第4章では、F先生の趣味や私生活が垣間見える。
私は藤子・F・不二雄ミュージアムやふるさとギャラリーに行ったことがあるため、F先生についてはある程度知っていた。
しかし、ミュージアムだと集中して展示物を見ることができない場合もあるため、改めて活字情報をじっくりとインプットできて学びになった。
また、第三者から見たF先生は人によって少しずつ特徴が異なり、人間らしさを感じた。
寡黙だったり、雄弁だったり、新史的だったり、無邪気だったり。
F先生と直接お会いしたくなった。
原画のコピーも、ミュージアムだと額縁やガラス越しで距離があるが、
この本ではほぼゼロ距離で堪能できる。
とんでもなく細かい描き込みばかりで感動した。
そして、改めてF先生の描くドラえもんが一番好きだと感じた。
アニメのドラえもんも映画のドラえもんも二次創作のドラえもんも全部好きだが、F先生のドラえもんには懐かしさと安心感と愛が凝縮されている。

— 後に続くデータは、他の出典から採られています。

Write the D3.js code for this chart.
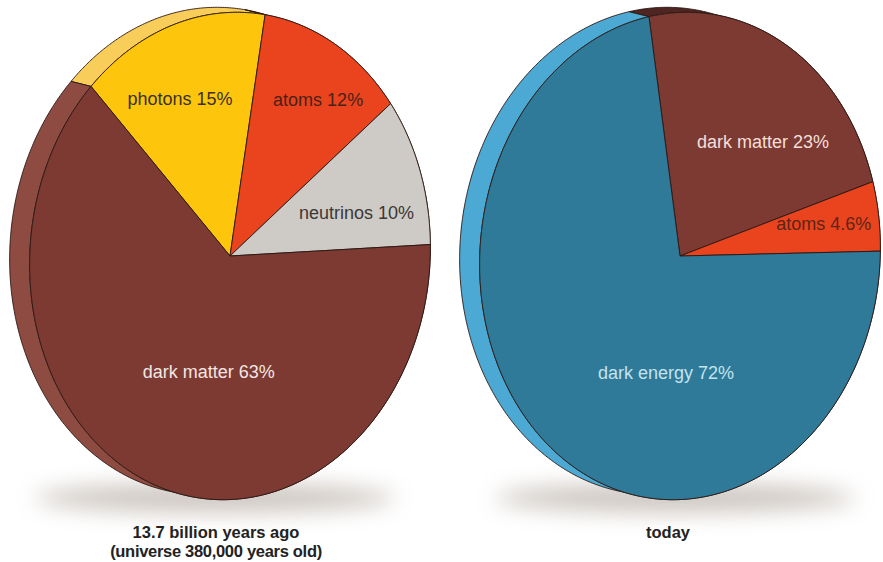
<!DOCTYPE html>
<html>
<head>
<meta charset="utf-8">
<script src="https://cdn.jsdelivr.net/npm/d3@7/dist/d3.min.js"></script>
<style>
  html, body { margin: 0; padding: 0; background: #ffffff; }
  svg { display: block; }
</style>
</head>
<body>
<svg id="chart" width="883" height="562"></svg>
<script>
// Composition of the universe, 380,000 years after the Big Bang
const earlyCategories = ["photons", "atoms", "neutrinos", "dark matter"];
const earlyValues = [15, 12, 10, 63];
const earlyLabels = ["photons 15%", "atoms 12%", "neutrinos 10%", "dark matter 63%"];

// Composition of the universe today
const todayCategories = ["dark matter", "atoms", "dark energy"];
const todayValues = [23, 4.6, 72];
const todayLabels = ["dark matter 23%", "atoms 4.6%", "dark energy 72%"];

const earlyCaption = ["13.7 billion years ago", "(universe 380,000 years old)"];
const todayCaption = ["today"];

// ---- styling -------------------------------------------------------------
const faceColor = {
  "photons": "#fdc60d",
  "atoms": "#ea441f",
  "neutrinos": "#cecac6",
  "dark matter": "#7c3a33",
  "dark energy": "#2e7a98"
};
const earlySide = ["#f8cd5a", "#c7391a", "#b3afab", "#8d4b42"];
const todaySide = ["#4f2521", "#b8341a", "#4ca9d3"];
const earlyText = ["#3a3029", "#4a2115", "#3b3835", "#f3e6e2"];
const todayText = ["#f4dfda", "#5c2516", "#c3e3ef"];
// label anchors in disc coordinates: [angle in degrees, fraction of radius]
const earlyAnchor = [[-27, 0.70], [29, 0.765], [70, 0.65], [186.5, 0.485]];
const todayAnchor = [[36.3, 0.615], [75.5, 0.725], [182.3, 0.48]];

const svg = d3.select("#chart");
const rad = Math.PI / 180;

const defs = svg.append("defs");
defs.append("filter").attr("id", "soft").attr("x", "-30%").attr("y", "-200%")
  .attr("width", "160%").attr("height", "500%")
  .append("feGaussianBlur").attr("stdDeviation", 11);

// A tilted disc: circle of unit radius mapped to an ellipse rotated by `tilt`,
// extruded by `depth` (screen offset of the back face).
function drawDisc(cfg) {
  const g = svg.append("g");
  const cosT = Math.cos(cfg.tilt * rad), sinT = Math.sin(cfg.tilt * rad);

  const project = (theta, r, back) => {
    const lx = cfg.rx * r * Math.sin(theta);
    const ly = -cfg.ry * r * Math.cos(theta);
    let x = cfg.cx + lx * cosT - ly * sinT;
    let y = cfg.cy + lx * sinT + ly * cosT;
    if (back) { x += cfg.depth[0]; y += cfg.depth[1]; }
    return [x, y];
  };
  const arcPoints = (a0, a1, back) => {
    const n = Math.max(2, Math.ceil(Math.abs(a1 - a0) / (0.5 * rad)));
    return d3.range(n + 1).map(i => project(a0 + (a1 - a0) * i / n, 1, back));
  };

  const slices = d3.pie()
    .sort(null)
    .value(d => d.value)
    .startAngle(cfg.start * rad)
    .endAngle(cfg.start * rad + 2 * Math.PI)(cfg.data);

  const line = d3.line().curve(d3.curveLinear);

  // ground shadow
  g.append("ellipse")
    .attr("cx", cfg.shadow[0]).attr("cy", cfg.shadow[1])
    .attr("rx", cfg.shadow[2]).attr("ry", cfg.shadow[3])
    .attr("fill", "#b9b0a8").attr("opacity", 0.75)
    .attr("filter", "url(#soft)");

  // rim of the disc
  g.selectAll("path.rim").data(slices).join("path")
    .attr("class", "rim")
    .attr("d", s => line(arcPoints(s.startAngle, s.endAngle, false)
      .concat(arcPoints(s.endAngle, s.startAngle, true))) + "Z")
    .attr("fill", (s, i) => cfg.side[i])
    .attr("stroke", "#2a1612").attr("stroke-width", 0.9)
    .attr("stroke-linejoin", "round");

  // front face wedges
  g.selectAll("path.face").data(slices).join("path")
    .attr("class", "face")
    .attr("d", s => line([project(0, 0, false)]
      .concat(arcPoints(s.startAngle, s.endAngle, false))) + "Z")
    .attr("fill", s => faceColor[s.data.category])
    .attr("stroke", "#2a1612").attr("stroke-width", 0.9)
    .attr("stroke-linejoin", "round");

  // slice labels
  g.selectAll("text.label").data(slices).join("text")
    .attr("class", "label")
    .attr("x", (s, i) => project(cfg.anchor[i][0] * rad, cfg.anchor[i][1], false)[0])
    .attr("y", (s, i) => project(cfg.anchor[i][0] * rad, cfg.anchor[i][1], false)[1])
    .attr("dy", "0.35em")
    .attr("text-anchor", "middle")
    .attr("font-family", "'Liberation Sans', Arial, Helvetica, sans-serif")
    .attr("font-size", 18)
    .attr("fill", (s, i) => cfg.textColor[i])
    .text(s => s.data.label);

  // caption under the disc
  const cap = g.append("text")
    .attr("x", cfg.captionX).attr("y", 538)
    .attr("text-anchor", "middle")
    .attr("font-family", "'Liberation Sans', Arial, Helvetica, sans-serif")
    .attr("font-weight", "bold")
    .attr("font-size", 16.5)
    .attr("fill", "#222222");
  cfg.caption.forEach((t, i) => {
    cap.append("tspan").attr("x", cfg.captionX).attr("dy", i === 0 ? 0 : 18.5)
      .attr("letter-spacing", i === 0 ? 0 : -0.3)
      .text(t);
  });
}

const early = earlyCategories.map((c, i) => ({ category: c, value: earlyValues[i], label: earlyLabels[i] }));
const today = todayCategories.map((c, i) => ({ category: c, value: todayValues[i], label: todayLabels[i] }));

drawDisc({
  data: early, cx: 230, cy: 256, rx: 200, ry: 244, tilt: 5, depth: [-20, -5], start: -50,
  side: earlySide, textColor: earlyText, anchor: earlyAnchor,
  shadow: [215, 498, 180, 14], caption: earlyCaption, captionX: 216
});
drawDisc({
  data: today, cx: 680, cy: 256, rx: 200, ry: 244, tilt: 5, depth: [-20, -5], start: -15,
  side: todaySide, textColor: todayText, anchor: todayAnchor,
  shadow: [675, 498, 180, 14], caption: todayCaption, captionX: 668
});
</script>
</body>
</html>
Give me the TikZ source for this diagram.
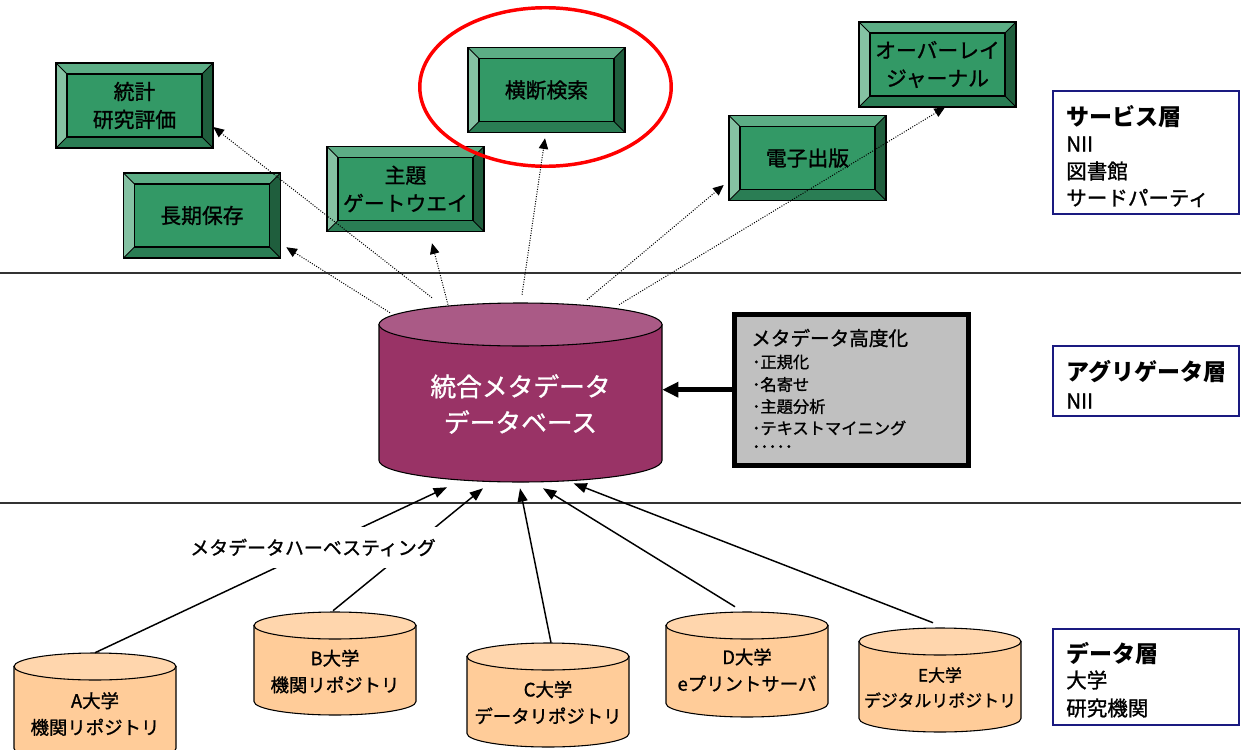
\documentclass[tikz,border=0pt]{standalone}
\usepackage{fontspec}
\setmainfont{Noto Sans CJK JP}[UprightFeatures={FakeBold=1.2}]
\usetikzlibrary{arrows.meta,shapes.geometric,calc}
\definecolor{gmid}{HTML}{339966}
\definecolor{bvtop}{HTML}{5CAD85}
\definecolor{bvleft}{HTML}{85C2A3}
\definecolor{bvright}{HTML}{1F5E3D}
\definecolor{bvbot}{HTML}{2A7D54}
\definecolor{dbbody}{HTML}{993366}
\definecolor{dbtop}{HTML}{AA5A86}
\definecolor{orbody}{HTML}{FFCC99}
\definecolor{ortop}{HTML}{FFD6AD}
\definecolor{metagray}{HTML}{C0C0C0}
\definecolor{navyb}{HTML}{1A1A80}
\definecolor{linegray}{HTML}{333333}

\newcommand\bevelbox[4]{%
  \begin{scope}[shift={(#2,#3)}]
    \fill[bvtop] (-78.5,-42.5) -- (78.5,-42.5) -- (67.5,-31.5) -- (-67.5,-31.5) -- cycle;
    \fill[bvbot] (-78.5,42.5) -- (78.5,42.5) -- (67.5,31.5) -- (-67.5,31.5) -- cycle;
    \fill[bvleft] (-78.5,-42.5) -- (-67.5,-31.5) -- (-67.5,31.5) -- (-78.5,42.5) -- cycle;
    \fill[bvright] (78.5,-42.5) -- (67.5,-31.5) -- (67.5,31.5) -- (78.5,42.5) -- cycle;
    \fill[gmid] (-67.5,-31.5) rectangle (67.5,31.5);
    \draw[line width=0.6pt] (-78.5,-42.5) -- (-67.5,-31.5) (78.5,-42.5) -- (67.5,-31.5)
      (-78.5,42.5) -- (-67.5,31.5) (78.5,42.5) -- (67.5,31.5);
    \draw[line width=0.9pt] (-67.5,-31.5) rectangle (67.5,31.5);
    \draw[line width=1.1pt] (-78.5,-42.5) rectangle (78.5,42.5);
  \end{scope}
  \node[boxtext] (#1) at (#2,#3) {#4};}

% #1 name, #2 cx, #3 top, #4 bottom, #5 rx, #6 ry, #7 body, #8 top colour
\newcommand\drum[8]{%
  \filldraw[fill=#7, draw=black, line width=0.8pt] (#2-#5,#3+#6) -- (#2-#5,#4-#6)
     arc[start angle=180, end angle=0, x radius=#5, y radius=#6] -- (#2+#5,#3+#6) -- cycle;
  \filldraw[fill=#8, draw=black, line width=0.8pt] (#2,#3+#6) ellipse [x radius=#5, y radius=#6];
  \node[inner sep=0pt, minimum width={2*#5*0.75pt}, minimum height={(#4-#3)*0.75pt}] (#1) at (#2,{(#3+#4)/2}) {};}

\tikzset{
  boxtext/.style={font=\fontsize{15.6}{21}\selectfont, align=center, inner sep=0pt,
    minimum width=117.75pt, minimum height=63.75pt},
  dotarrow/.style={line width=0.75pt, dash pattern=on 0.75pt off 1.1pt,
    -{Triangle[length=8pt,width=7pt]}},
  harvest/.style={line width=1.1pt, -{Triangle[length=10pt,width=7.5pt]}},
  layerline/.style={line width=1.5pt, draw=linegray},
  layerbox/.style={draw=navyb, line width=1.2pt, fill=white, minimum width=139.9pt, inner sep=0pt},
  layerhead/.style={anchor=west, inner sep=0pt, font=\bfseries\fontsize{17.25}{20}\selectfont},
  layeritem/.style={anchor=west, inner sep=0pt, font=\fontsize{15.4}{18}\selectfont},
  drumtext/.style={align=center, inner sep=0pt, font=\fontsize{13.8}{20}\selectfont},
  dbtext/.style={align=center, inner sep=0pt, text=white, font=\fontsize{19.3}{27}\selectfont},
  metabox/.style={draw=black, line width=3.75pt, fill=metagray, minimum width=175.7pt,
    minimum height=113.25pt, inner sep=0pt},
  metahead/.style={anchor=west, inner sep=0pt, font=\fontsize{14.7}{17}\selectfont},
  metaitem/.style={anchor=west, inner sep=0pt, font=\fontsize{12.2}{14}\selectfont},
  harvlabel/.style={fill=white, inner xsep=2pt, inner ysep=0pt, minimum height=30.75pt,
    font=\fontsize{14.2}{17}\selectfont},
  thickarrow/.style={line width=3.75pt, -{Triangle[length=12pt,width=11pt]}},
  highlight/.style={draw=red, line width=2.6pt, ellipse, inner sep=0pt,
    minimum width=188.6pt, minimum height=118.9pt}
}

\begin{document}
\begin{tikzpicture}[x=0.75pt,y=-0.75pt]
\useasboundingbox (0,0) rectangle (1241,749);
\clip (0,0) rectangle (1241,749);

% layer separators
\draw[layerline] (0,272.5) -- (1241,272.5);
\draw[layerline] (0,502.5) -- (1241,502.5);

% service layer boxes
\bevelbox{toukei}{134.5}{105.5}{統計\\研究評価}
\bevelbox{oudan}{546.5}{90}{横断検索}
\bevelbox{shudai}{405.5}{189}{主題\\ゲートウエイ}
\bevelbox{chouki}{202}{215.5}{長期保存}
\bevelbox{denshi}{807.5}{158}{電子出版}
\bevelbox{overlay}{937.5}{64.5}{オーバーレイ\\ジャーナル}

\node[highlight] (hl) at (545.5,87) {};

% aggregator database
\drum{db}{520.5}{303}{482}{141.5}{21.5}{dbbody}{dbtop}
\node[dbtext] (dbt) at (520.5,404) {統合メタデータ\\データベース};

% metadata enhancement box
\node[metabox] (meta) at (851.3,389.7) {};
\node[metahead] (mh) at (751,338) {メタデータ高度化};
\node[metaitem] (m1) at (752,362) {･正規化};
\node[metaitem] (m2) at (752,384.5) {･名寄せ};
\node[metaitem] (m3) at (752,406.5) {･主題分析};
\node[metaitem] (m4) at (752,428) {･テキストマイニング};
\node[metaitem] (m5) at (752,449) {･････};
\draw[thickarrow] (meta.west) -- (meta.west -| db.east);

% data layer repositories
\drum{cylA}{95}{653}{762}{81}{13.5}{orbody}{ortop}
\drum{cylB}{335}{612}{715}{81}{13.5}{orbody}{ortop}
\drum{cylC}{548}{643}{747}{81}{13.5}{orbody}{ortop}
\drum{cylD}{747}{612}{717}{81}{13.5}{orbody}{ortop}
\drum{cylE}{940}{628}{732}{81}{13.5}{orbody}{ortop}
\node[drumtext] (tA) at (95,714) {A大学\\機関リポジトリ};
\node[drumtext] (tB) at (335,671.5) {B大学\\機関リポジトリ};
\node[drumtext] (tC) at (548,702.5) {C大学\\データリポジトリ};
\node[drumtext] (tD) at (747,670) {D大学\\eプリントサーバ};
\node[drumtext, font=\fontsize{12.7}{19}\selectfont] (tE) at (940,687.5) {E大学\\デジタルリポジトリ};

% harvesting arrows
\draw[harvest] (cylA.north) -- ($(db.south)+(-73.5,5)$);
\draw[harvest] ($(cylB.north)+(-2,-1)$) -- ($(db.south)+(-37.5,6)$);
\draw[harvest] ($(cylC.north)+(3,0)$) -- ($(db.south)+(-0.5,6)$);
\draw[harvest] ($(cylD.north)+(-12,-5)$) -- ($(db.south)+(22.5,6)$);
\draw[harvest] ($(cylE.north)+(-7,-5)$) -- ($(db.south)+(53,1)$);
\node[harvlabel] (hv) at (313,547.5) {メタデータハーベスティング};

% service arrows (dotted)
\draw[dotarrow] ($(db.north)+(-88.5,-5)$) -- ($(toukei.east)+(0,21.5)$);
\draw[dotarrow] ($(db.north)+(-130.5,10)$) -- ($(chouki.south east)+(5.5,-11)$);
\draw[dotarrow] ($(db.north)+(-72.5,2)$) -- ($(shudai.south)+(26.5,11.5)$);
\draw[dotarrow] ($(db.north)+(1.5,-8)$) -- ($(oudan.south)+(-1.5,5.5)$);
\draw[dotarrow] ($(db.north)+(66.5,-3)$) -- ($(denshi.west)+(-5,27)$);
\draw[dotarrow] ($(db.north)+(98.5,2)$) -- ($(overlay.south)+(7.5,0)$);

% layer legend boxes
\node[layerbox, minimum height=92.6pt] (svc) at (1146,152.5) {};
\node[layerhead] (svc1) at (1066,117) {サービス層};
\node[layeritem] (svc2) at (1066,144) {NII};
\node[layeritem] (svc3) at (1066,171) {図書館};
\node[layeritem] (svc4) at (1066,198) {サードパーティ};

\node[layerbox, minimum height=52.9pt] (agg) at (1146,381) {};
\node[layerhead] (agg1) at (1066,372) {アグリゲータ層};
\node[layeritem] (agg2) at (1066,401) {NII};

\node[layerbox, minimum height=72.4pt] (dat) at (1146,677) {};
\node[layerhead] (dat1) at (1066,653) {データ層};
\node[layeritem] (dat2) at (1066,680) {大学};
\node[layeritem] (dat3) at (1066,708) {研究機関};
\end{tikzpicture}
\end{document}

また、F先生が多趣味なことは知っていたが、それがどのように作品に活かされてきたのかを感じ取れた。
作品のために何かをしていたのではなく、たまたま好きだったもの・経験したことが言語化できないレベルでアイデアに転じてきたのだと思う。
さまざまなエピソードを通して感じたのは、
F先生の寛容さと溢れ出るエネルギーであった。
総じて愛されるお人柄だったのだと思う。
なぜドラえもんがヒットしたのかについて語る部分で、のび太がとことんダメダメで成長しないからだという話があった。だからこそ大勢の共感を呼ぶのだと。
それは、F先生自身にも当てはまるのではないだろうか。
「ぼくはのび太でした」というように、F先生はのび太に自分を投影している。
そののび太は世界中の人々の共感を呼ぶ愛すべきキャラクターである。
ということは、F先生自身も周りから愛される人物だったはず。
実際、編集者やご家族のインタビューから先生への愛が伝わってきた。
今まではF先生のことを
・ドラえもんの生みの親である
・とても漫画が上手い
・アイデアが秀逸
といった理由で尊敬していたが、この本を読んで、人柄や生き方に尊敬の念を抱くようになった。
改めて、ドラえもんを好きになれてよかったし、ドラえもんを通してF先生に出会えてよかった。